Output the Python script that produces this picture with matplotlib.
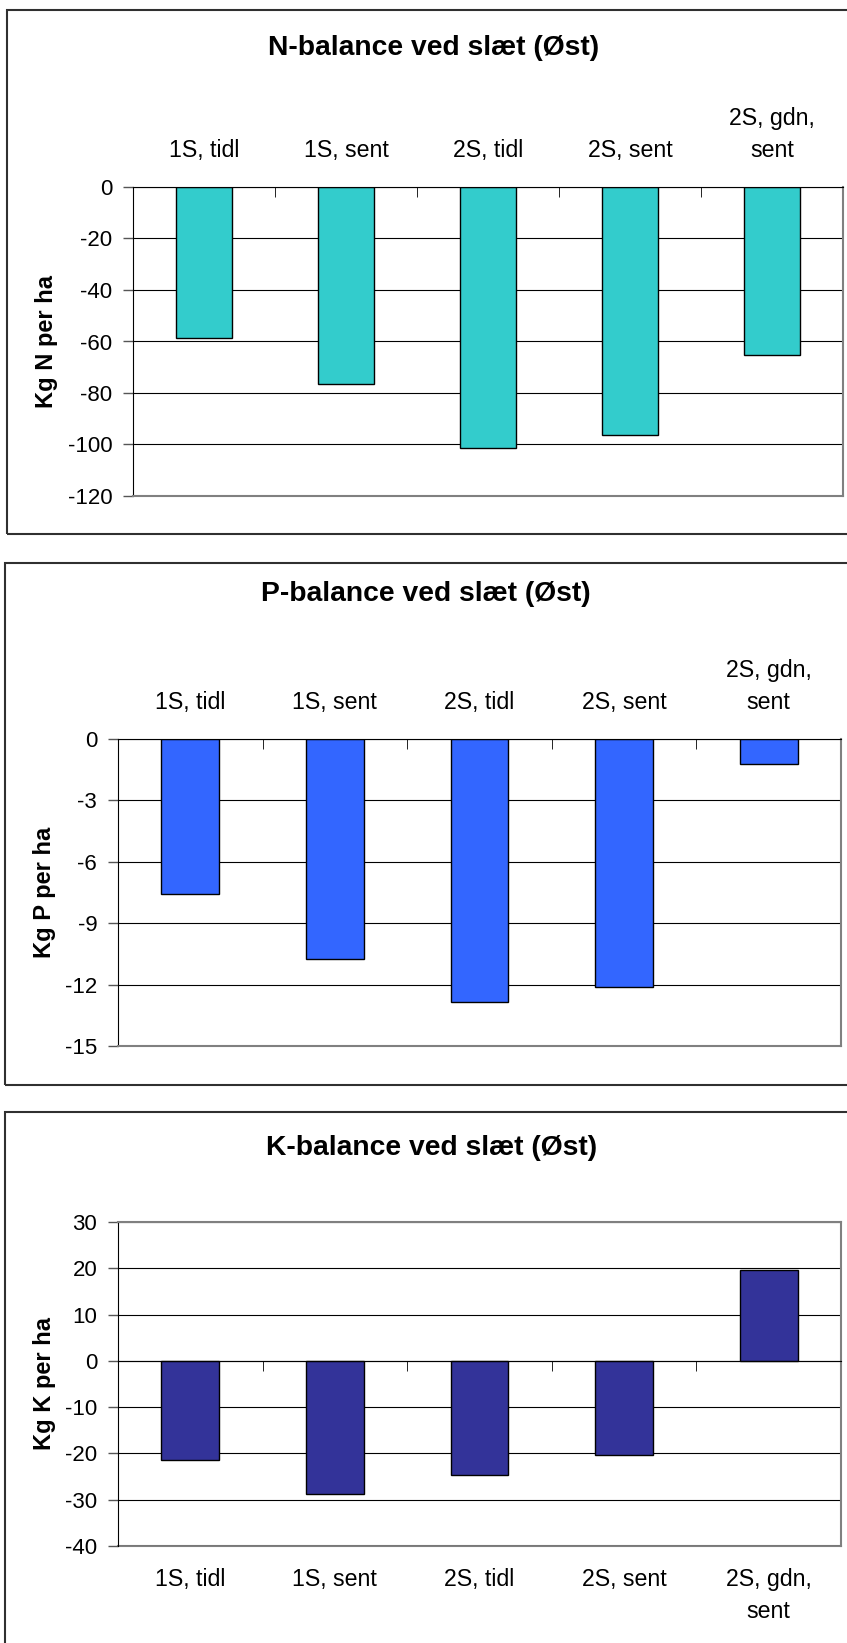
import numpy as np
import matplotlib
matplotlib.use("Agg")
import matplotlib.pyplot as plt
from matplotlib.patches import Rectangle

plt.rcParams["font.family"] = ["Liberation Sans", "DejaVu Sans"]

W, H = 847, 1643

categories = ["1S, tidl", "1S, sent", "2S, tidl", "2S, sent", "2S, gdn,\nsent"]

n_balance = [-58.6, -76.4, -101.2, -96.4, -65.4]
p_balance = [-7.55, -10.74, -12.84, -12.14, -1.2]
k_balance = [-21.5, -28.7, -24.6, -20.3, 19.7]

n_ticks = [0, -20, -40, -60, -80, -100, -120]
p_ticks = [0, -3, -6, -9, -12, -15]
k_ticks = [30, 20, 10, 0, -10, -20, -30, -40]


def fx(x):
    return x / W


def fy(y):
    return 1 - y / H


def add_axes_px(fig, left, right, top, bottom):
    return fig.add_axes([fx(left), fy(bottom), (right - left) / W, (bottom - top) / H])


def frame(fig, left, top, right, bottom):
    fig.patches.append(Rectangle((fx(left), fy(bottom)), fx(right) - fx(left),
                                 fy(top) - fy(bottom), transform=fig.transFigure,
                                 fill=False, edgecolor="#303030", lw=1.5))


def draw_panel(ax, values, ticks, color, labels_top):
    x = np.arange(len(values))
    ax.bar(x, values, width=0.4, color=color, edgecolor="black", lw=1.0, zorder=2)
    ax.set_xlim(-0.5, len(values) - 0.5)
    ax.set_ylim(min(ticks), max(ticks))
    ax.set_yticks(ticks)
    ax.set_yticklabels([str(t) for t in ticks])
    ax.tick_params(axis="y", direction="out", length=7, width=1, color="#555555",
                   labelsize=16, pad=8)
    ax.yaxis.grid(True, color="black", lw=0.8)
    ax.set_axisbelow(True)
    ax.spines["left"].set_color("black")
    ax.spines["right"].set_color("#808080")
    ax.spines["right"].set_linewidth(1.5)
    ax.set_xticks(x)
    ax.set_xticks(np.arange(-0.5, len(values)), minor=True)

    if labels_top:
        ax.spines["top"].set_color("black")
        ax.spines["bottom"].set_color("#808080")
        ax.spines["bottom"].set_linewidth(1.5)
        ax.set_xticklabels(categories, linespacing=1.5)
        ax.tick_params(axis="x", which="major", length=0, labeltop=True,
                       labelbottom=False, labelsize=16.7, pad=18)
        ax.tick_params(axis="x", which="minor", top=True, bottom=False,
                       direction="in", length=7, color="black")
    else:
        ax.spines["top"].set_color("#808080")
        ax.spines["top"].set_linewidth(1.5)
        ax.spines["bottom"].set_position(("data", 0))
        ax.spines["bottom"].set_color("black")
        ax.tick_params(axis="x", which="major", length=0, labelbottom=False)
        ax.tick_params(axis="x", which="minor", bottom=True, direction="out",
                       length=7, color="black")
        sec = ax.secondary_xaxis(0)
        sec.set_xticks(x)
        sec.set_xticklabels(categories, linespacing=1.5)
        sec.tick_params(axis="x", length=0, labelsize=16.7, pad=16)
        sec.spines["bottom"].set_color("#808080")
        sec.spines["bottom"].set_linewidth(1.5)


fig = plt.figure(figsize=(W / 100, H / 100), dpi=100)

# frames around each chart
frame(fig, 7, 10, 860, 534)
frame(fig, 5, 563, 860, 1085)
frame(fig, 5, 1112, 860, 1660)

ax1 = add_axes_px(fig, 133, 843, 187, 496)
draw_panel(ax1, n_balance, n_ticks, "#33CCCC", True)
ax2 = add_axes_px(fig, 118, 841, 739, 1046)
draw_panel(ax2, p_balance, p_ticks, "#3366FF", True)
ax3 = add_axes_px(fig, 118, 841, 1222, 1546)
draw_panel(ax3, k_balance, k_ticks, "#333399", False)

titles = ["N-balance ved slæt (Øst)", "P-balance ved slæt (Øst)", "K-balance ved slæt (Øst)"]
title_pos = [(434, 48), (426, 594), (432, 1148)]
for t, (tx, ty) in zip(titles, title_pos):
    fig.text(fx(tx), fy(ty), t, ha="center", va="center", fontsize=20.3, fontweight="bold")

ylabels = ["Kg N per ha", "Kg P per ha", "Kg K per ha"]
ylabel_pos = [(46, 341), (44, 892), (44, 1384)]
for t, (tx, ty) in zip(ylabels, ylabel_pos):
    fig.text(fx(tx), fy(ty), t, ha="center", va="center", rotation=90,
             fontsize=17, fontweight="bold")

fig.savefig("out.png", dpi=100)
****************************************
*Your task*
Quote the data above in full, leaving out the pictures it holds.

*Solution to this task*
Output the Python script that produces this picture with matplotlib.
import numpy as np
import matplotlib
matplotlib.use("Agg")
import matplotlib.pyplot as plt
from matplotlib.patches import Rectangle

plt.rcParams["font.family"] = ["Liberation Sans", "DejaVu Sans"]

W, H = 847, 1643

categories = ["1S, tidl", "1S, sent", "2S, tidl", "2S, sent", "2S, gdn,\nsent"]

n_balance = [-58.6, -76.4, -101.2, -96.4, -65.4]
p_balance = [-7.55, -10.74, -12.84, -12.14, -1.2]
k_balance = [-21.5, -28.7, -24.6, -20.3, 19.7]

n_ticks = [0, -20, -40, -60, -80, -100, -120]
p_ticks = [0, -3, -6, -9, -12, -15]
k_ticks = [30, 20, 10, 0, -10, -20, -30, -40]


def fx(x):
    return x / W


def fy(y):
    return 1 - y / H


def add_axes_px(fig, left, right, top, bottom):
    return fig.add_axes([fx(left), fy(bottom), (right - left) / W, (bottom - top) / H])


def frame(fig, left, top, right, bottom):
    fig.patches.append(Rectangle((fx(left), fy(bottom)), fx(right) - fx(left),
                                 fy(top) - fy(bottom), transform=fig.transFigure,
                                 fill=False, edgecolor="#303030", lw=1.5))


def draw_panel(ax, values, ticks, color, labels_top):
    x = np.arange(len(values))
    ax.bar(x, values, width=0.4, color=color, edgecolor="black", lw=1.0, zorder=2)
    ax.set_xlim(-0.5, len(values) - 0.5)
    ax.set_ylim(min(ticks), max(ticks))
    ax.set_yticks(ticks)
    ax.set_yticklabels([str(t) for t in ticks])
    ax.tick_params(axis="y", direction="out", length=7, width=1, color="#555555",
                   labelsize=16, pad=8)
    ax.yaxis.grid(True, color="black", lw=0.8)
    ax.set_axisbelow(True)
    ax.spines["left"].set_color("black")
    ax.spines["right"].set_color("#808080")
    ax.spines["right"].set_linewidth(1.5)
    ax.set_xticks(x)
    ax.set_xticks(np.arange(-0.5, len(values)), minor=True)

    if labels_top:
        ax.spines["top"].set_color("black")
        ax.spines["bottom"].set_color("#808080")
        ax.spines["bottom"].set_linewidth(1.5)
        ax.set_xticklabels(categories, linespacing=1.5)
        ax.tick_params(axis="x", which="major", length=0, labeltop=True,
                       labelbottom=False, labelsize=16.7, pad=18)
        ax.tick_params(axis="x", which="minor", top=True, bottom=False,
                       direction="in", length=7, color="black")
    else:
        ax.spines["top"].set_color("#808080")
        ax.spines["top"].set_linewidth(1.5)
        ax.spines["bottom"].set_position(("data", 0))
        ax.spines["bottom"].set_color("black")
        ax.tick_params(axis="x", which="major", length=0, labelbottom=False)
        ax.tick_params(axis="x", which="minor", bottom=True, direction="out",
                       length=7, color="black")
        sec = ax.secondary_xaxis(0)
        sec.set_xticks(x)
        sec.set_xticklabels(categories, linespacing=1.5)
        sec.tick_params(axis="x", length=0, labelsize=16.7, pad=16)
        sec.spines["bottom"].set_color("#808080")
        sec.spines["bottom"].set_linewidth(1.5)


fig = plt.figure(figsize=(W / 100, H / 100), dpi=100)

# frames around each chart
frame(fig, 7, 10, 860, 534)
frame(fig, 5, 563, 860, 1085)
frame(fig, 5, 1112, 860, 1660)

ax1 = add_axes_px(fig, 133, 843, 187, 496)
draw_panel(ax1, n_balance, n_ticks, "#33CCCC", True)
ax2 = add_axes_px(fig, 118, 841, 739, 1046)
draw_panel(ax2, p_balance, p_ticks, "#3366FF", True)
ax3 = add_axes_px(fig, 118, 841, 1222, 1546)
draw_panel(ax3, k_balance, k_ticks, "#333399", False)

titles = ["N-balance ved slæt (Øst)", "P-balance ved slæt (Øst)", "K-balance ved slæt (Øst)"]
title_pos = [(434, 48), (426, 594), (432, 1148)]
for t, (tx, ty) in zip(titles, title_pos):
    fig.text(fx(tx), fy(ty), t, ha="center", va="center", fontsize=20.3, fontweight="bold")

ylabels = ["Kg N per ha", "Kg P per ha", "Kg K per ha"]
ylabel_pos = [(46, 341), (44, 892), (44, 1384)]
for t, (tx, ty) in zip(ylabels, ylabel_pos):
    fig.text(fx(tx), fy(ty), t, ha="center", va="center", rotation=90,
             fontsize=17, fontweight="bold")

fig.savefig("out.png", dpi=100)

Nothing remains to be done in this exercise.